## To do
Exclude the pictures and retype the entries as written.
**** Rows
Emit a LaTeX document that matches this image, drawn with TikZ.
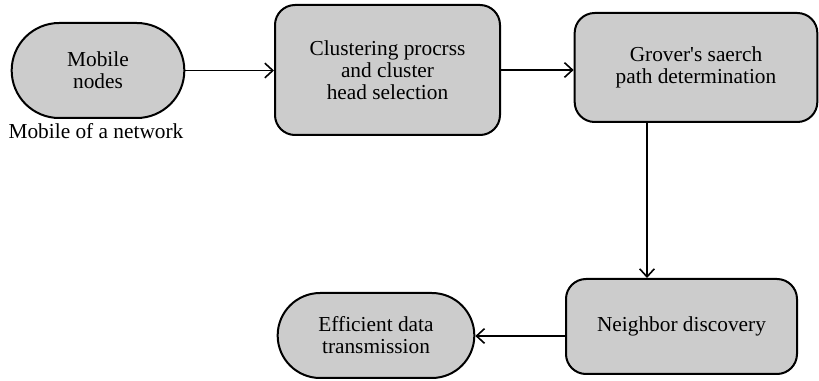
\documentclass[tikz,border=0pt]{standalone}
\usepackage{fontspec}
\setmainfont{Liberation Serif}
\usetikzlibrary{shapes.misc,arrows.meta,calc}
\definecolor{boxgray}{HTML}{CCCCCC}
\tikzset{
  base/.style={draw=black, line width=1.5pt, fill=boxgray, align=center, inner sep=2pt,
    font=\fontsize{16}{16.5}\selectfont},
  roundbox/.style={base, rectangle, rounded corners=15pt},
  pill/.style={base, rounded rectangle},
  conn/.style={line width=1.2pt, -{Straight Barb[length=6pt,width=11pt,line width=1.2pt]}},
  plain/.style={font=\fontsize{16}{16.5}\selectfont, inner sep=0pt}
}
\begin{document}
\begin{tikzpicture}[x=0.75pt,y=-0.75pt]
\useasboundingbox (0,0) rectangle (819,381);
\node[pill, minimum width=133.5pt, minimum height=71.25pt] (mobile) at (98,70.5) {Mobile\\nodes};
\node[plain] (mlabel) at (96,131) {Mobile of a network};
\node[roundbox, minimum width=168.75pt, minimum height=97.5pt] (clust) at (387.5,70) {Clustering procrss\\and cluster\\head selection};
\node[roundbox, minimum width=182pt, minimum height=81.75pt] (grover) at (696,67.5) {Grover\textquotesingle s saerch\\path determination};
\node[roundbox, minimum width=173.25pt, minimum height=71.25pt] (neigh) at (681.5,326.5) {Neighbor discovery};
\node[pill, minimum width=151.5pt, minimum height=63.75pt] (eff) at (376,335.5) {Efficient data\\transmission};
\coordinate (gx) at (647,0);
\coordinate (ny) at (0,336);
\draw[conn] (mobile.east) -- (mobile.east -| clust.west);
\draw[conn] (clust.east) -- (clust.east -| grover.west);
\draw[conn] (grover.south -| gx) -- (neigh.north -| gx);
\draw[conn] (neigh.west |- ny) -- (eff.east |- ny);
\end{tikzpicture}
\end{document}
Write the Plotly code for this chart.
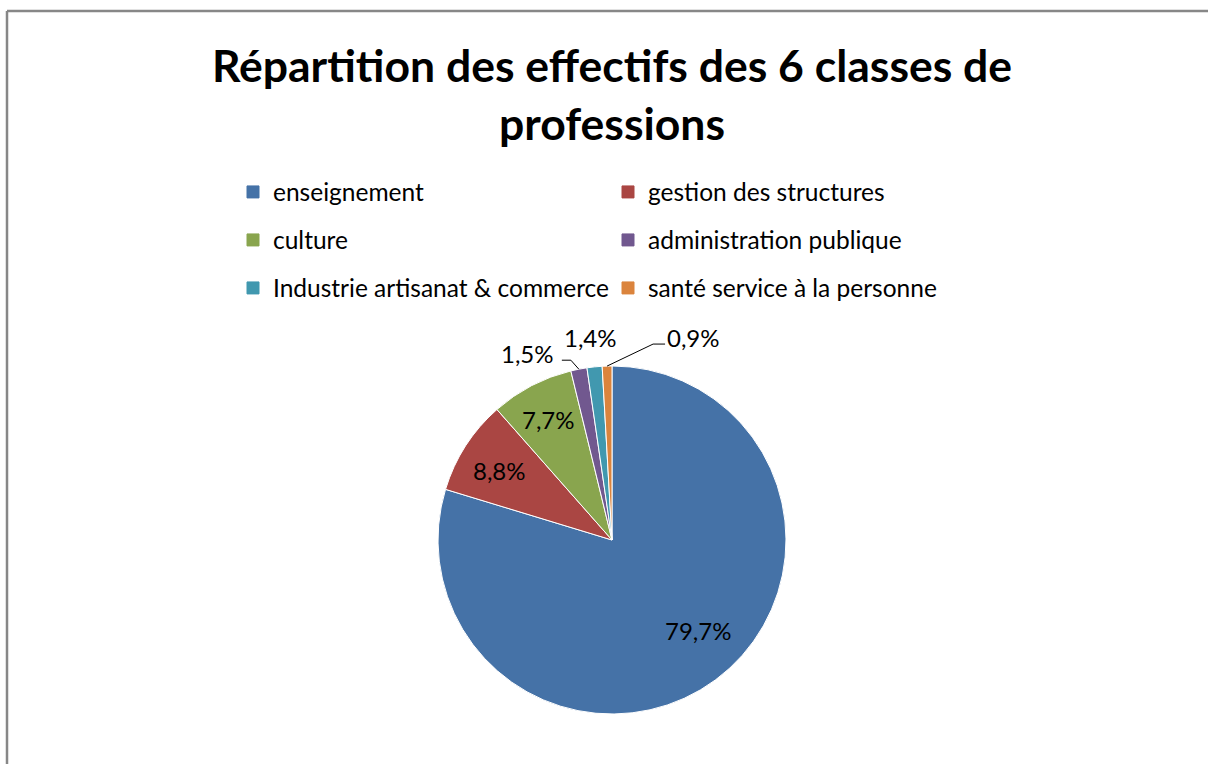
********
## Written solution
Emit a LaTeX document that matches this image, drawn with TikZ.
\documentclass[tikz,border=0pt]{standalone}
\usepackage{fontspec}
\setmainfont{Liberation Serif}
\usetikzlibrary{shapes.misc,arrows.meta,calc}
\definecolor{boxgray}{HTML}{CCCCCC}
\tikzset{
  base/.style={draw=black, line width=1.5pt, fill=boxgray, align=center, inner sep=2pt,
    font=\fontsize{16}{16.5}\selectfont},
  roundbox/.style={base, rectangle, rounded corners=15pt},
  pill/.style={base, rounded rectangle},
  conn/.style={line width=1.2pt, -{Straight Barb[length=6pt,width=11pt,line width=1.2pt]}},
  plain/.style={font=\fontsize{16}{16.5}\selectfont, inner sep=0pt}
}
\begin{document}
\begin{tikzpicture}[x=0.75pt,y=-0.75pt]
\useasboundingbox (0,0) rectangle (819,381);
\node[pill, minimum width=133.5pt, minimum height=71.25pt] (mobile) at (98,70.5) {Mobile\\nodes};
\node[plain] (mlabel) at (96,131) {Mobile of a network};
\node[roundbox, minimum width=168.75pt, minimum height=97.5pt] (clust) at (387.5,70) {Clustering procrss\\and cluster\\head selection};
\node[roundbox, minimum width=182pt, minimum height=81.75pt] (grover) at (696,67.5) {Grover\textquotesingle s saerch\\path determination};
\node[roundbox, minimum width=173.25pt, minimum height=71.25pt] (neigh) at (681.5,326.5) {Neighbor discovery};
\node[pill, minimum width=151.5pt, minimum height=63.75pt] (eff) at (376,335.5) {Efficient data\\transmission};
\coordinate (gx) at (647,0);
\coordinate (ny) at (0,336);
\draw[conn] (mobile.east) -- (mobile.east -| clust.west);
\draw[conn] (clust.east) -- (clust.east -| grover.west);
\draw[conn] (grover.south -| gx) -- (neigh.north -| gx);
\draw[conn] (neigh.west |- ny) -- (eff.east |- ny);
\end{tikzpicture}
\end{document}
Write the Plotly code for this chart.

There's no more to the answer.